With the U.S. unemployment rate steady at 9.1% and President Obama's jobs plan creating more conflict than opportunity, it's hard to believe there are U.S. companies that are hiring.
But there are.
Even taking into account the gloomy economic outlook, these companies project growth into next year that will increase revenue and require more employees.
That's good news for job seekers, but it benefits investors as well, since they will have the opportunity to profit from the higher share prices that come as a result.
So here are the sectors the most hiring right now, as well as seven companies that could parlay employment opportunities into higher profits.
Real Job Growth vs. Temp Hires
Some of the biggest hiring increases are coming from the U.S. auto industry.

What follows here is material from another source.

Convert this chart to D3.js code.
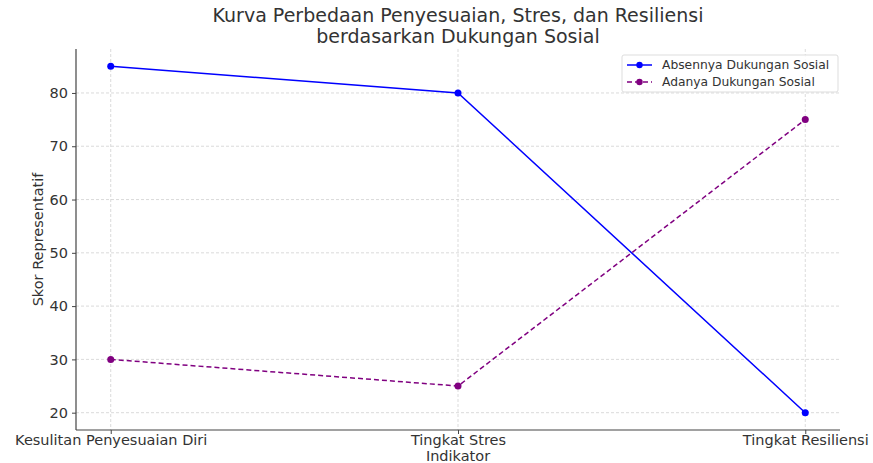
<!DOCTYPE html>
<html lang="id">
<head>
<meta charset="UTF-8">
<title>Kurva Perbedaan</title>
<script src="https://d3js.org/d3.v7.min.js"></script>
<style>
  body { margin: 0; background: #fff; }
  text { font-family: "DejaVu Sans", sans-serif; fill: #333; }
</style>
</head>
<body>
<div id="chart"></div>
<script>
const categories = ["Kesulitan Penyesuaian Diri", "Tingkat Stres", "Tingkat Resiliensi"];
const absenValues = [85, 80, 20];
const adaValues = [30, 25, 75];
const yTicks = [20, 30, 40, 50, 60, 70, 80];
const seriesNames = ["Absennya Dukungan Sosial", "Adanya Dukungan Sosial"];

const W = 873, H = 463;
const m = { left: 76, right: 33, top: 49, bottom: 33 };

const svg = d3.select("#chart").append("svg")
  .attr("width", W).attr("height", H);

const x = d3.scaleLinear().domain([-0.1, 2.1]).range([m.left, W - m.right]);
const y = d3.scaleLinear().domain([16.75, 88.25]).range([H - m.bottom, m.top]);

// grid
svg.append("g").selectAll("line").data(yTicks).join("line")
  .attr("x1", m.left).attr("x2", W - m.right)
  .attr("y1", d => y(d)).attr("y2", d => y(d))
  .attr("stroke", "#ccc").attr("stroke-width", 0.7).attr("stroke-dasharray", "3,2");
svg.append("g").selectAll("line").data(categories).join("line")
  .attr("x1", (d, i) => x(i)).attr("x2", (d, i) => x(i))
  .attr("y1", m.top).attr("y2", H - m.bottom)
  .attr("stroke", "#ccc").attr("stroke-width", 0.7).attr("stroke-dasharray", "3,2");

// axes
const yAxis = svg.append("g").attr("transform", `translate(${m.left},0)`)
  .call(d3.axisLeft(y).tickValues(yTicks).tickSize(4).tickPadding(4));
const xAxis = svg.append("g").attr("transform", `translate(0,${H - m.bottom})`)
  .call(d3.axisBottom(x).tickValues([0, 1, 2]).tickFormat(i => categories[i]).tickSize(4).tickPadding(1));
[yAxis, xAxis].forEach(a => {
  a.select(".domain").attr("stroke", "#444").attr("stroke-width", 1.2);
  a.selectAll(".tick line").attr("stroke", "#444");
  a.selectAll(".tick text").attr("font-size", 14.5).attr("fill", "#333")
    .attr("font-family", "DejaVu Sans, sans-serif");
});
// matplotlib-style: y spine ends at axis box top
yAxis.select(".domain").attr("d", `M0,${H - m.bottom}V${m.top}`);
xAxis.select(".domain").attr("d", `M${m.left},0H${W - m.right}`);

// lines
const line = d3.line().x((d, i) => x(i)).y(d => y(d));
const series = [
  { name: seriesNames[0], values: absenValues, color: "#0000ff", dash: null },
  { name: seriesNames[1], values: adaValues, color: "#800080", dash: "5,3" }
];
series.forEach(s => {
  svg.append("path").datum(s.values)
    .attr("d", line).attr("fill", "none")
    .attr("stroke", s.color).attr("stroke-width", 1.5)
    .attr("stroke-dasharray", s.dash);
  svg.append("g").selectAll("circle").data(s.values).join("circle")
    .attr("cx", (d, i) => x(i)).attr("cy", d => y(d)).attr("r", 3.5)
    .attr("fill", s.color);
});

// title
svg.append("text").attr("x", (m.left + W - m.right) / 2).attr("y", 22)
  .attr("text-anchor", "middle").attr("font-size", 19).text("Kurva Perbedaan Penyesuaian, Stres, dan Resiliensi");
svg.append("text").attr("x", (m.left + W - m.right) / 2).attr("y", 43)
  .attr("text-anchor", "middle").attr("font-size", 19).text("berdasarkan Dukungan Sosial");

// axis labels
svg.append("text").attr("x", (m.left + W - m.right) / 2).attr("y", 461)
  .attr("text-anchor", "middle").attr("font-size", 14.5).text("Indikator");
svg.append("text").attr("transform", `translate(43,${(m.top + H - m.bottom) / 2}) rotate(-90)`)
  .attr("text-anchor", "middle").attr("font-size", 14.5).text("Skor Representatif");

// legend
const lg = svg.append("g").attr("transform", "translate(622,55)");
lg.append("rect").attr("width", 216).attr("height", 37).attr("rx", 2)
  .attr("fill", "#fff").attr("fill-opacity", 0.8).attr("stroke", "#ddd");
series.forEach((s, i) => {
  const yy = 10 + i * 17;
  lg.append("line").attr("x1", 5).attr("x2", 30).attr("y1", yy).attr("y2", yy)
    .attr("stroke", s.color).attr("stroke-width", 1.5).attr("stroke-dasharray", s.dash);
  lg.append("circle").attr("cx", 17.5).attr("cy", yy).attr("r", 3.2).attr("fill", s.color);
  lg.append("text").attr("x", 40).attr("y", yy + 4).attr("font-size", 12.3).text(s.name);
});
</script>
</body>
</html>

Ford Motor Co. (NYSE: F) recently announced plans to hire as many as 7,000 new workers by the end of 2012. Many of the new positions will help develop new battery-powered cars, but they also reflect the company's improved earnings. After losing $30.1 billion in the period from 2006 through 2008 and borrowing $23.4 billion to survive, Ford earned $9.28 billion over the past two years.

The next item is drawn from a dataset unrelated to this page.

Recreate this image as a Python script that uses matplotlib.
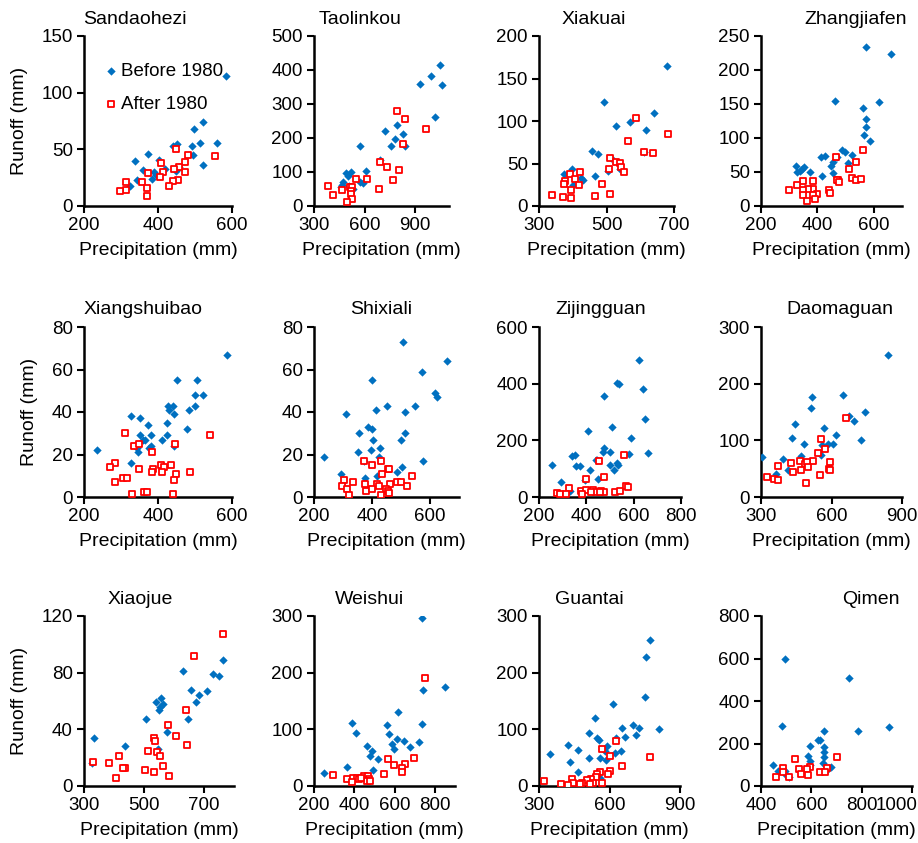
import matplotlib
matplotlib.use("Agg")
import matplotlib.pyplot as plt
from matplotlib.transforms import ScaledTranslation

plt.rcParams['font.family'] = ['Liberation Sans', 'DejaVu Sans']

# ----- Data (precipitation mm, runoff mm) -----
sandaohezi_before = (
    [583, 521, 498, 559, 513, 493, 440, 452, 374, 337, 402, 495, 521, 359, 388, 395, 384, 343, 323, 418, 448, 457],
    [115, 74, 68, 56, 56, 53, 53, 55, 46, 40, 41, 45, 36, 32, 30, 27, 24, 23, 18, 33, 31, 34])
sandaohezi_after = (
    [448, 481, 409, 474, 472, 456, 444, 413, 406, 372, 554, 454, 440, 431, 356, 370, 369, 314, 313, 297],
    [50, 45, 38, 39, 30, 34, 33, 30, 26, 29, 44, 23, 22, 18, 21, 16, 9, 21, 14, 13])

taolinkou_before = (
    [1044, 991, 926, 1060, 1017, 791, 722, 827, 779, 759, 842, 571, 692, 609, 589, 571, 518, 492, 504, 474, 468, 458, 508, 530],
    [414, 382, 358, 357, 261, 239, 220, 211, 196, 176, 177, 177, 136, 102, 67, 71, 101, 97, 89, 71, 62, 55, 60, 50])
taolinkou_after = (
    [791, 837, 965, 829, 692, 732, 805, 769, 615, 546, 684, 385, 411, 468, 514, 526, 518, 522, 524, 494],
    [279, 256, 227, 182, 130, 114, 107, 77, 78, 78, 50, 58, 32, 48, 57, 57, 45, 34, 20, 12])

xiakuai_before = (
    [678, 494, 641, 570, 528, 617, 458, 474, 611, 513, 399, 374, 466, 504, 540, 429, 424, 402],
    [165, 122, 110, 99, 94, 89, 65, 61, 64, 56, 44, 38, 35, 41, 43, 31, 33, 25])
xiakuai_after = (
    [586, 682, 564, 611, 637, 509, 529, 540, 543, 553, 508, 422, 392, 378, 407, 418, 375, 487, 396, 339, 370, 394, 466, 510],
    [103, 85, 76, 64, 62, 57, 52, 51, 46, 40, 43, 40, 38, 30, 32, 25, 26, 26, 19, 13, 11, 10, 12, 14])

zhangjiafen_before = (
    [572, 661, 462, 617, 562, 572, 571, 566, 585, 489, 497, 522, 411, 428, 469, 507, 456, 448, 323, 353, 344, 337, 329, 374, 456, 416],
    [234, 223, 155, 153, 144, 128, 116, 105, 96, 82, 80, 75, 72, 74, 72, 63, 65, 59, 59, 57, 55, 52, 50, 50, 49, 44])
zhangjiafen_after = (
    [562, 467, 536, 513, 473, 522, 468, 475, 536, 556, 385, 349, 329, 385, 365, 348, 300, 400, 442, 445, 349, 383, 392, 362],
    [83, 72, 65, 55, 38, 41, 38, 35, 38, 39, 37, 37, 31, 25, 25, 24, 23, 18, 23, 19, 16, 16, 10, 8])

xiangshuibao_before = (
    [587, 451, 506, 499, 522, 426, 440, 429, 484, 499, 443, 328, 350, 424, 372, 478, 350, 381, 424, 359, 365, 410, 375, 381, 343, 443, 234, 346, 326],
    [67, 55, 55, 48, 48, 43, 43, 41, 41, 43, 39, 38, 37, 35, 34, 32, 29, 29, 29, 27, 27, 27, 23, 24, 23, 24, 22, 21, 16])
xiangshuibao_after = (
    [541, 312, 446, 336, 348, 383, 284, 271, 348, 408, 417, 434, 387, 412, 384, 449, 487, 305, 317, 284, 442, 330, 362, 371, 440],
    [29, 30, 25, 24, 25, 21, 16, 14, 13, 15, 14, 15, 13, 12, 12, 11, 12, 9, 9, 7, 8, 1.5, 2.5, 2.5, 1.5])

shixiali_before = (
    [508, 660, 572, 399, 618, 625, 450, 548, 413, 515, 310, 386, 399, 514, 356, 499, 402, 427, 395, 353, 423, 233, 577, 372, 503, 485, 292, 418, 377],
    [73, 64, 59, 55, 49, 47, 43, 43, 41, 40, 39, 33, 32, 30, 30, 27, 27, 23, 22, 21, 19, 19, 17, 17, 14, 12, 11, 10, 9])
shixiali_after = (
    [371, 430, 401, 456, 460, 433, 539, 305, 334, 416, 376, 462, 487, 499, 519, 295, 315, 380, 401, 424, 447, 454, 459, 319, 431],
    [17, 17, 15, 13, 13, 11, 10, 8, 7, 6, 6, 6, 7, 7, 5, 5, 4, 3, 4, 5, 4, 3, 2, 1, 1])

zijingguan_before = (
    [621, 529, 537, 641, 474, 648, 408, 508, 590, 473, 470, 498, 580, 662, 341, 350, 439, 446, 529, 535, 500, 254, 358, 375, 415, 518, 449, 394, 294, 330],
    [485, 403, 399, 382, 358, 274, 233, 246, 209, 174, 160, 160, 153, 156, 145, 148, 132, 129, 120, 114, 113, 113, 109, 109, 97, 94, 62, 59, 54, 22])
zijingguan_after = (
    [558, 452, 476, 400, 327, 379, 400, 428, 439, 463, 474, 521, 544, 566, 577, 276, 287, 312, 383, 421, 456],
    [147, 128, 69, 65, 32, 20, 25, 25, 19, 22, 19, 18, 21, 40, 37, 13, 9, 9, 9, 18, 19])

daomaguan_before = (
    [840, 650, 518, 513, 741, 675, 697, 445, 569, 619, 434, 727, 483, 608, 583, 560, 306, 395, 472, 555, 414, 365],
    [251, 180, 177, 157, 150, 143, 134, 129, 122, 109, 104, 101, 94, 94, 94, 91, 70, 67, 73, 74, 47, 40])
daomaguan_after = (
    [660, 555, 572, 543, 522, 467, 487, 427, 594, 497, 498, 373, 470, 588, 594, 436, 327, 354, 371, 553, 490],
    [140, 103, 84, 77, 64, 64, 59, 60, 61, 61, 53, 54, 48, 50, 47, 45, 35, 31, 30, 39, 25])

xiaojue_before = (
    [763, 731, 751, 629, 709, 656, 684, 675, 556, 539, 562, 553, 549, 506, 646, 576, 334, 438, 545, 326],
    [89, 79, 78, 81, 67, 68, 64, 59, 62, 59, 58, 56, 54, 47, 47, 38, 34, 28, 26, 16])
xiaojue_after = (
    [764, 666, 639, 581, 606, 534, 537, 644, 512, 543, 553, 417, 331, 384, 438, 431, 562, 502, 533, 407, 583],
    [107, 92, 54, 43, 35, 34, 32, 29, 25, 24, 21, 21, 17, 16, 13, 13, 14, 11, 10, 6, 7])

weishui_before = (
    [738, 850, 743, 619, 390, 736, 563, 410, 573, 614, 646, 588, 721, 678, 596, 462, 489, 480, 518, 495, 362, 248],
    [297, 174, 170, 131, 112, 110, 107, 93, 92, 83, 79, 75, 77, 69, 66, 70, 62, 53, 47, 28, 34, 23])
weishui_after = (
    [753, 565, 695, 598, 652, 639, 635, 547, 296, 365, 395, 411, 421, 448, 469, 474, 390, 461, 479, 435],
    [191, 48, 49, 37, 39, 31, 24, 22, 19, 13, 14, 15, 12, 18, 18, 12, 7, 8, 8, 14])

guantai_before = (
    [771, 756, 751, 617, 539, 702, 727, 652, 811, 713, 512, 546, 554, 628, 664, 590, 425, 466, 581, 625, 648, 347, 558, 511, 586, 434, 468, 416, 560],
    [258, 227, 157, 145, 120, 107, 103, 103, 101, 90, 93, 85, 82, 85, 86, 71, 73, 63, 62, 58, 62, 56, 50, 49, 46, 42, 24, 2, 15])
guantai_after = (
    [628, 570, 600, 773, 652, 604, 593, 558, 546, 541, 522, 505, 442, 567, 529, 484, 444, 395, 321, 475, 423, 518],
    [79, 66, 53, 51, 35, 26, 22, 25, 21, 16, 13, 11, 13, 6, 6, 5, 5, 3, 8, 3, 2, 3])

qimen_before = (
    [495, 751, 482, 907, 786, 650, 627, 636, 596, 650, 649, 651, 587, 593, 646, 446, 595, 677, 667, 466, 495, 498, 513],
    [600, 509, 282, 279, 260, 260, 216, 218, 186, 185, 161, 136, 141, 117, 106, 100, 97, 88, 82, 72, 72, 52, 44])
qimen_after = (
    [534, 702, 486, 550, 596, 581, 664, 489, 558, 587, 633, 653, 460, 511],
    [125, 136, 86, 80, 88, 78, 85, 67, 55, 53, 64, 64, 42, 42])

titles = ['Sandaohezi', 'Taolinkou', 'Xiakuai', 'Zhangjiafen',
          'Xiangshuibao', 'Shixiali', 'Zijingguan', 'Daomaguan',
          'Xiaojue', 'Weishui', 'Guantai', 'Qimen']
befores = [sandaohezi_before, taolinkou_before, xiakuai_before, zhangjiafen_before,
           xiangshuibao_before, shixiali_before, zijingguan_before, daomaguan_before,
           xiaojue_before, weishui_before, guantai_before, qimen_before]
afters = [sandaohezi_after, taolinkou_after, xiakuai_after, zhangjiafen_after,
          xiangshuibao_after, shixiali_after, zijingguan_after, daomaguan_after,
          xiaojue_after, weishui_after, guantai_after, qimen_after]

# axis ranges: (xmin, xmax, xstep), (ymax, ystep)
xlims = [(200, 600, 200), (300, 1100, 300), (300, 700, 200), (200, 700, 200),
         (200, 600, 200), (200, 700, 200), (200, 800, 200), (300, 900, 300),
         (300, 800, 200), (200, 900, 200), (300, 900, 300), (400, 1000, 200)]
ylims = [(150, 50), (500, 100), (200, 50), (250, 50),
         (80, 20), (80, 20), (600, 200), (300, 100),
         (120, 40), (300, 100), (300, 100), (800, 200)]

# ----- Figure -----
W, H = 918, 843
fig = plt.figure(figsize=(W / 100, H / 100), dpi=100)

lefts = [84, 314, 539, 761]
widths = [148, 135, 135, 141,
          148, 145, 142, 141,
          150, 141, 141, 151]
tops = [36, 327, 616]
ax_h = 170
# title centres (figure px), Excel-style titles are not centred on the axes
title_x = [135, 360, 594, 856,
           143, 381, 601, 840,
           140, 370, 589, 871]

blue = '#0070C0'
red = '#FF0000'

for i in range(12):
    r, c = divmod(i, 4)
    w = widths[i]
    ax = fig.add_axes([lefts[c] / W, 1 - (tops[r] + ax_h) / H, w / W, ax_h / H])
    bx, by = befores[i]
    axx, ayy = afters[i]
    ax.scatter(bx, by, marker='D', s=18, color=blue, linewidths=0, zorder=3,
               label='Before 1980')
    ax.scatter(axx, ayy, marker='s', s=18, facecolors='white', edgecolors=red,
               linewidths=1.3, zorder=4, label='After 1980')

    x0, x1, xs = xlims[i]
    ym, ys = ylims[i]
    ax.set_xlim(x0, x1)
    ax.set_ylim(0, ym)
    ax.set_xticks(range(x0, x1 + 1, xs))
    ax.set_yticks(range(0, ym + 1, ys))

    for sp in ('top', 'right'):
        ax.spines[sp].set_visible(False)
    for sp in ('left', 'bottom'):
        ax.spines[sp].set_linewidth(1.8)
    ax.tick_params(direction='out', length=5, width=1.5, labelsize=13.5, pad=3)
    tx = (title_x[i] - lefts[c]) / w
    ax.set_title(titles[i], fontsize=14, pad=9, x=tx)
    ax.set_xlabel('Precipitation (mm)', fontsize=14, labelpad=6)
    if c == 0:
        ax.set_ylabel('Runoff (mm)', fontsize=14, labelpad=10)
    if i == 0:
        ax.legend(loc='upper left', frameon=False, fontsize=13.5,
                  handletextpad=0.25, handlelength=0.6, labelspacing=0.85,
                  borderaxespad=0.2, bbox_to_anchor=(0.068, 0.906))
    if i == 11:
        # keep the last x tick label inside the figure
        lab = ax.get_xticklabels()[-1]
        lab.set_horizontalalignment('right')
        lab.set_transform(lab.get_transform() + ScaledTranslation(5 / 100, 0, fig.dpi_scale_trans))

fig.savefig('out.png', dpi=100)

Ford's improvement spilled into the rest of the auto sector, with both General Motors Co. (NYSE: GM) and Chrysler Group LLC (which is now partnered with Italy's Fiat SpA) ramping up hiring over the past year.
Healthcare, medical, and drug companies also have picked up hiring in a trend that is expected to continue into 2012. According to human resources publication Benefits Pro, healthcare jobs now account for 10.8% of the total U.S. workforce, including 30,000 new positions created in August when overall U.S. job growth was flat.

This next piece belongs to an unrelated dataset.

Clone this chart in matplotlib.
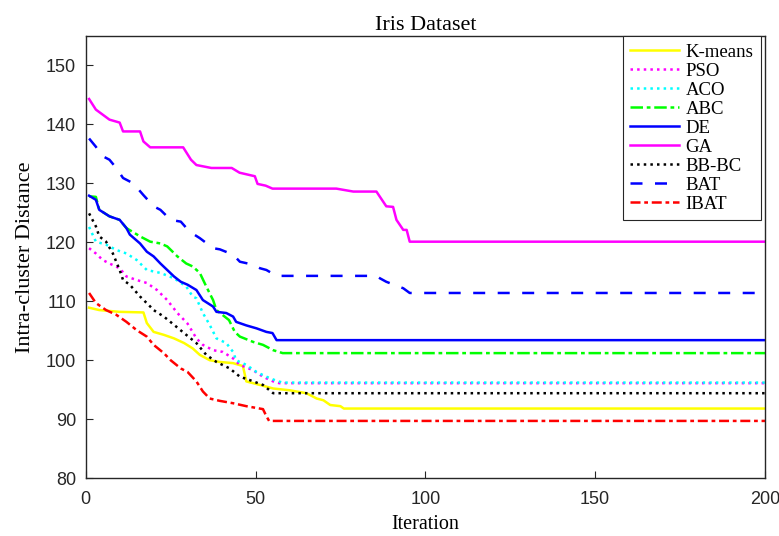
import matplotlib.pyplot as plt

# breakpoints (iteration, intra-cluster distance)
kmeans_x = [1, 4, 10, 17, 18, 20, 23, 26, 29, 31.5, 33.6, 36.5, 39.5, 43.4, 46.3, 47.3, 51.3, 55.2, 60, 65, 68, 70, 72, 75, 76, 200]
kmeans_y = [108.9, 108.5, 108.2, 108.1, 106.3, 104.8, 104.3, 103.7, 102.9, 102.0, 100.9, 100.0, 99.7, 99.5, 99.0, 96.4, 95.8, 95.2, 94.9, 94.4, 93.5, 93.2, 92.4, 92.2, 91.8, 91.8]

pso_x = [1, 3, 5, 7, 10, 12, 15, 18, 21, 24, 27, 30, 32.6, 34.5, 37.5, 40.4, 43.4, 45.4, 49.3, 52.2, 55.2, 57, 200]
pso_y = [119.0, 118.1, 117.0, 116.4, 115.6, 114.2, 113.6, 113.1, 111.9, 110.2, 108.0, 106.2, 103.7, 102.6, 101.7, 101.4, 100.3, 99.2, 98.3, 97.2, 96.4, 96.1, 96.1]

aco_x = [1, 3, 6, 9, 12, 15, 18, 22, 26, 29.6, 31.5, 32.6, 34.5, 36.5, 38.5, 41.4, 43.4, 44.3, 47.3, 50.3, 53.2, 56.2, 58, 200]
aco_y = [122.6, 120.1, 119.6, 118.7, 118.1, 117.0, 115.3, 114.8, 113.9, 112.5, 110.8, 110.5, 108.0, 106.0, 103.7, 102.9, 101.4, 100.0, 99.2, 98.0, 97.2, 96.5, 96.2, 96.2]

abc_x = [1, 3, 4, 7, 10, 12, 16, 19, 22, 24, 27, 29.6, 31.5, 33.6, 35.5, 37.5, 38.5, 42.2, 43.9, 45.4, 49.3, 52.2, 55.2, 58, 200]
abc_y = [127.8, 127.7, 125.5, 124.4, 123.8, 122.4, 121.0, 120.1, 119.8, 119.3, 117.6, 116.4, 115.9, 114.8, 112.5, 110.2, 108.5, 106.8, 104.8, 104.0, 103.1, 102.6, 101.7, 101.2, 101.2]

de_x = [1, 3, 4, 7, 10, 12, 13, 16, 18, 20, 22, 24, 26, 28, 30, 32.6, 34.5, 37.5, 38.5, 41.4, 43.4, 44.3, 47.3, 50.3, 53.2, 55, 56.2, 200]
de_y = [127.9, 127.2, 125.5, 124.4, 123.8, 122.4, 121.3, 119.8, 118.4, 117.6, 116.4, 115.3, 114.2, 113.3, 112.8, 111.9, 110.2, 109.1, 108.2, 108.0, 107.4, 106.5, 105.9, 105.4, 104.8, 104.6, 103.4, 103.4]

ga_x = [1, 3, 7, 10, 11, 16, 17, 19, 28.7, 31, 32.6, 37, 43, 45.3, 49.8, 50.6, 53, 55, 73.8, 78.8, 85.6, 88.5, 90.5, 91.5, 93.5, 94.5, 95.4, 200]
ga_y = [144.3, 142.5, 140.8, 140.3, 138.8, 138.8, 137.1, 136.1, 136.1, 134.0, 133.1, 132.6, 132.6, 131.8, 131.2, 129.9, 129.6, 129.1, 129.1, 128.6, 128.6, 126.1, 126.0, 123.8, 122.1, 122.1, 120.1, 120.1]

bbbc_x = [1, 3, 4, 6, 8, 10, 11, 13, 16, 19, 20, 23, 26, 29.6, 32.6, 35.5, 38.5, 42.4, 45.4, 48.4, 52.2, 55.2, 200]
bbbc_y = [124.9, 122.7, 121.0, 120.1, 118.1, 115.3, 113.6, 112.8, 110.8, 109.1, 108.5, 107.4, 106.0, 104.3, 102.9, 100.9, 99.7, 98.6, 97.2, 96.6, 95.8, 94.4, 94.4]

bat_x = [1, 3, 5, 7, 9, 11, 14, 17, 20, 22, 25, 28, 30.6, 33.6, 37.5, 39.5, 43.4, 45.4, 49.3, 51.3, 53.2, 56.2, 85.6, 86.6, 88.5, 93.5, 95.4, 200]
bat_y = [137.6, 136.2, 134.6, 134.0, 132.6, 130.9, 130.0, 128.0, 126.1, 125.5, 123.8, 123.5, 121.8, 120.7, 119.0, 118.8, 117.9, 116.7, 116.2, 115.6, 115.3, 114.3, 114.3, 113.9, 113.3, 112.2, 111.4, 111.4]

ibat_x = [1, 3, 6, 9, 12, 15, 18, 20, 23, 25, 28, 30, 32.6, 34.5, 36.5, 39.5, 43.4, 47.3, 52.2, 53.2, 54, 200]
ibat_y = [111.4, 109.7, 108.5, 107.7, 106.5, 105.1, 104.0, 102.6, 101.2, 100.0, 98.6, 98.0, 96.4, 94.7, 93.5, 93.1, 92.7, 92.2, 91.7, 90.5, 89.7, 89.7]

series = [
    ("K-means", kmeans_x, kmeans_y, "#FFFF00", "-"),
    ("PSO", pso_x, pso_y, "#FF00FF", ":"),
    ("ACO", aco_x, aco_y, "#00FFFF", ":"),
    ("ABC", abc_x, abc_y, "#00FF00", (0, (5, 1.5, 1.5, 1.5))),
    ("DE", de_x, de_y, "#0000FF", "-"),
    ("GA", ga_x, ga_y, "#FF00FF", "-"),
    ("BB-BC", bbbc_x, bbbc_y, "#000000", ":"),
    ("BAT", bat_x, bat_y, "#0000FF", (0, (4.8, 5))),
    ("IBAT", ibat_x, ibat_y, "#FF0000", (0, (4, 1.5, 1.5, 1.5))),
]

fig = plt.figure(figsize=(7.79, 5.36), dpi=100)
ax = fig.add_axes([0.110, 0.108, 0.872, 0.825])

for name, xs, ys, col, ls in series:
    ax.plot(xs, ys, color=col, linestyle=ls, linewidth=1.8, label=name)

ax.set_xlim(0, 200)
ax.set_ylim(80, 155)
ax.set_xticks([0, 50, 100, 150, 200])
ax.set_yticks([80, 90, 100, 110, 120, 130, 140, 150])
ax.tick_params(direction='in', length=5, labelsize=13, colors='#262626')
ax.tick_params(axis='y', pad=7)
ax.tick_params(axis='x', pad=9)
for lab in ax.get_xticklabels() + ax.get_yticklabels():
    lab.set_family('Liberation Sans')
for sp in ax.spines.values():
    sp.set_color('#262626')
    sp.set_linewidth(1.0)

ax.set_xlabel('Iteration', family='Liberation Serif', fontsize=14.5, labelpad=5)
ax.set_ylabel('Intra-cluster Distance', family='Liberation Serif', fontsize=16, labelpad=8)
ax.set_title('Iris Dataset', family='Liberation Serif', fontsize=16, pad=4)

leg = ax.legend(loc='upper right', bbox_to_anchor=(1.0 - 4 / 679, 1.0), borderaxespad=0,
                fancybox=False, edgecolor='#262626', framealpha=1,
                prop={'family': 'Liberation Serif', 'size': 13.5},
                handlelength=2.6, labelspacing=0.1, handletextpad=0.35, borderpad=0.4)
leg.get_frame().set_linewidth(0.8)

fig.savefig('out.png', dpi=100)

Healthcare stocks have responded to the sector's growth. MSN Money on Oct. 4 posted the top performing stocks so far this year, which included five companies in the medical/healthcare sector boasting gains of 30% or more.
Still, you must be aware of potential traps when searching for the job-adding sectors. Some companies are only hiring seasonal or temporary workers, and their short-term payroll increases won't translate into stock-price gains.